#### EXERCISE PROMPT:
All of the data should be output character for character, except the pictures.
○ ○ ○ ○
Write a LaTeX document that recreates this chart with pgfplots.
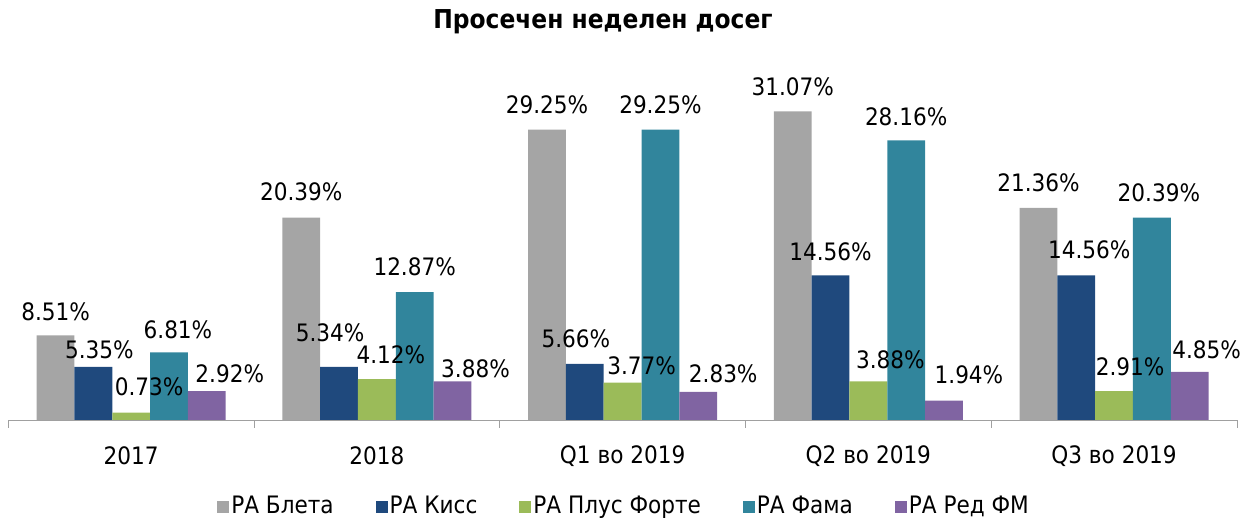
\documentclass[border=0pt]{standalone}
\usepackage{fontspec}
\setmainfont{DejaVu Sans Condensed}
\usepackage{pgfplots}
\usepackage{pgfplotstable}
\pgfplotsset{compat=1.18}
\definecolor{cgray}{HTML}{A5A5A5}
\definecolor{cblue}{HTML}{1F497D}
\definecolor{cgreen}{HTML}{9BBB59}
\definecolor{cteal}{HTML}{31859C}
\definecolor{cpurple}{HTML}{8064A2}
\definecolor{caxis}{HTML}{A0A0A0}

% x: group index, y: value, dx/dy: label offset (pt) from bar top
\pgfplotstableread{
x y dx dy
0 8.51 0 24
1 20.39 0 26
2 29.25 0 25
3 31.07 0 25
4 21.36 0 25
}\tblBleta
\pgfplotstableread{
x y dx dy
0 5.35 6 17
1 5.34 -9 34
2 5.66 -9 25
3 14.56 0 24
4 14.56 13 26
}\tblKiss
\pgfplotstableread{
x y dx dy
0 0.73 18 26
1 4.12 14 24
2 3.77 19 17
3 3.88 22 22
4 2.91 16 24
}\tblPlus
\pgfplotstableread{
x y dx dy
0 6.81 9 23
1 12.87 0 25
2 29.25 0 25
3 28.16 0 24
4 20.39 7 25
}\tblFama
\pgfplotstableread{
x y dx dy
0 2.92 23 17
1 3.88 23 13
2 2.83 25 18
3 1.94 25 26
4 4.85 17 22
}\tblRed

\begin{document}
\fontsize{24pt}{28pt}\selectfont
\begin{tikzpicture}[x=1pt,y=1pt]
\useasboundingbox (0,0) rectangle (1246,521);
\node[font=\fontsize{26pt}{30pt}\selectfont\bfseries] at (603,499) {Просечен неделен досег};
\begin{axis}[
  at={(8.3pt,101pt)}, anchor=south west,
  scale only axis, width=1228.7pt, height=340pt,
  ymin=0, ymax=34.24,
  xmin=-0.5, xmax=4.5,
  clip=false,
  ybar=0pt, bar width=37.8pt,
  axis x line=bottom, axis y line=none,
  axis line style={-, color=caxis, line width=0.8pt},
  xtick={0,1,2,3,4},
  xticklabels={2017,2018,Q1 во 2019,Q2 во 2019,Q3 во 2019},
  major tick length=0pt,
  minor xtick={-0.5,0.5,1.5,2.5,3.5,4.5},
  minor tick length=8pt,
  tick align=outside,
  minor tick style={color=caxis, line width=0.8pt},
  xticklabel style={anchor=center, yshift=-36pt, font=\fontsize{24pt}{28pt}\selectfont},
  /pgf/number format/assume math mode=true,
  nodes near coords={\pgfmathprintnumber[fixed,fixed zerofill,precision=2]{\pgfplotspointmeta}\%},
  visualization depends on={\thisrow{dx} \as \labdx},
  visualization depends on={\thisrow{dy} \as \labdy},
  every node near coord/.append style={anchor=center, xshift=\labdx pt, yshift=\labdy pt, font=\fontsize{24pt}{28pt}\selectfont, text=black, inner sep=0pt},
  legend columns=5,
  legend style={at={(0.5,0)}, anchor=center, yshift=-87pt, xshift=1.5pt, draw=none,
    font=\fontsize{24pt}{28pt}\selectfont,
    /tikz/every even column/.append style={column sep=40pt}},
  legend image code/.code={\fill[#1] (0pt,-6pt) rectangle (12pt,6pt);},
]
\addplot[fill=cgray, draw=none] table[x=x,y=y] {\tblBleta};
\addplot[fill=cblue, draw=none] table[x=x,y=y] {\tblKiss};
\addplot[fill=cgreen, draw=none] table[x=x,y=y] {\tblPlus};
\addplot[fill=cteal, draw=none] table[x=x,y=y] {\tblFama};
\addplot[fill=cpurple, draw=none] table[x=x,y=y] {\tblRed};
\legend{РА Блета, РА Кисс, РА Плус Форте, РА Фама, РА Ред ФМ}
\end{axis}
\end{tikzpicture}
\end{document}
○ ○ ○ ○
#### SOLUTION TO THIS PROBLEM:
Write a LaTeX document that recreates this chart with pgfplots.
\documentclass[border=0pt]{standalone}
\usepackage{fontspec}
\setmainfont{DejaVu Sans Condensed}
\usepackage{pgfplots}
\usepackage{pgfplotstable}
\pgfplotsset{compat=1.18}
\definecolor{cgray}{HTML}{A5A5A5}
\definecolor{cblue}{HTML}{1F497D}
\definecolor{cgreen}{HTML}{9BBB59}
\definecolor{cteal}{HTML}{31859C}
\definecolor{cpurple}{HTML}{8064A2}
\definecolor{caxis}{HTML}{A0A0A0}

% x: group index, y: value, dx/dy: label offset (pt) from bar top
\pgfplotstableread{
x y dx dy
0 8.51 0 24
1 20.39 0 26
2 29.25 0 25
3 31.07 0 25
4 21.36 0 25
}\tblBleta
\pgfplotstableread{
x y dx dy
0 5.35 6 17
1 5.34 -9 34
2 5.66 -9 25
3 14.56 0 24
4 14.56 13 26
}\tblKiss
\pgfplotstableread{
x y dx dy
0 0.73 18 26
1 4.12 14 24
2 3.77 19 17
3 3.88 22 22
4 2.91 16 24
}\tblPlus
\pgfplotstableread{
x y dx dy
0 6.81 9 23
1 12.87 0 25
2 29.25 0 25
3 28.16 0 24
4 20.39 7 25
}\tblFama
\pgfplotstableread{
x y dx dy
0 2.92 23 17
1 3.88 23 13
2 2.83 25 18
3 1.94 25 26
4 4.85 17 22
}\tblRed

\begin{document}
\fontsize{24pt}{28pt}\selectfont
\begin{tikzpicture}[x=1pt,y=1pt]
\useasboundingbox (0,0) rectangle (1246,521);
\node[font=\fontsize{26pt}{30pt}\selectfont\bfseries] at (603,499) {Просечен неделен досег};
\begin{axis}[
  at={(8.3pt,101pt)}, anchor=south west,
  scale only axis, width=1228.7pt, height=340pt,
  ymin=0, ymax=34.24,
  xmin=-0.5, xmax=4.5,
  clip=false,
  ybar=0pt, bar width=37.8pt,
  axis x line=bottom, axis y line=none,
  axis line style={-, color=caxis, line width=0.8pt},
  xtick={0,1,2,3,4},
  xticklabels={2017,2018,Q1 во 2019,Q2 во 2019,Q3 во 2019},
  major tick length=0pt,
  minor xtick={-0.5,0.5,1.5,2.5,3.5,4.5},
  minor tick length=8pt,
  tick align=outside,
  minor tick style={color=caxis, line width=0.8pt},
  xticklabel style={anchor=center, yshift=-36pt, font=\fontsize{24pt}{28pt}\selectfont},
  /pgf/number format/assume math mode=true,
  nodes near coords={\pgfmathprintnumber[fixed,fixed zerofill,precision=2]{\pgfplotspointmeta}\%},
  visualization depends on={\thisrow{dx} \as \labdx},
  visualization depends on={\thisrow{dy} \as \labdy},
  every node near coord/.append style={anchor=center, xshift=\labdx pt, yshift=\labdy pt, font=\fontsize{24pt}{28pt}\selectfont, text=black, inner sep=0pt},
  legend columns=5,
  legend style={at={(0.5,0)}, anchor=center, yshift=-87pt, xshift=1.5pt, draw=none,
    font=\fontsize{24pt}{28pt}\selectfont,
    /tikz/every even column/.append style={column sep=40pt}},
  legend image code/.code={\fill[#1] (0pt,-6pt) rectangle (12pt,6pt);},
]
\addplot[fill=cgray, draw=none] table[x=x,y=y] {\tblBleta};
\addplot[fill=cblue, draw=none] table[x=x,y=y] {\tblKiss};
\addplot[fill=cgreen, draw=none] table[x=x,y=y] {\tblPlus};
\addplot[fill=cteal, draw=none] table[x=x,y=y] {\tblFama};
\addplot[fill=cpurple, draw=none] table[x=x,y=y] {\tblRed};
\legend{РА Блета, РА Кисс, РА Плус Форте, РА Фама, РА Ред ФМ}
\end{axis}
\end{tikzpicture}
\end{document}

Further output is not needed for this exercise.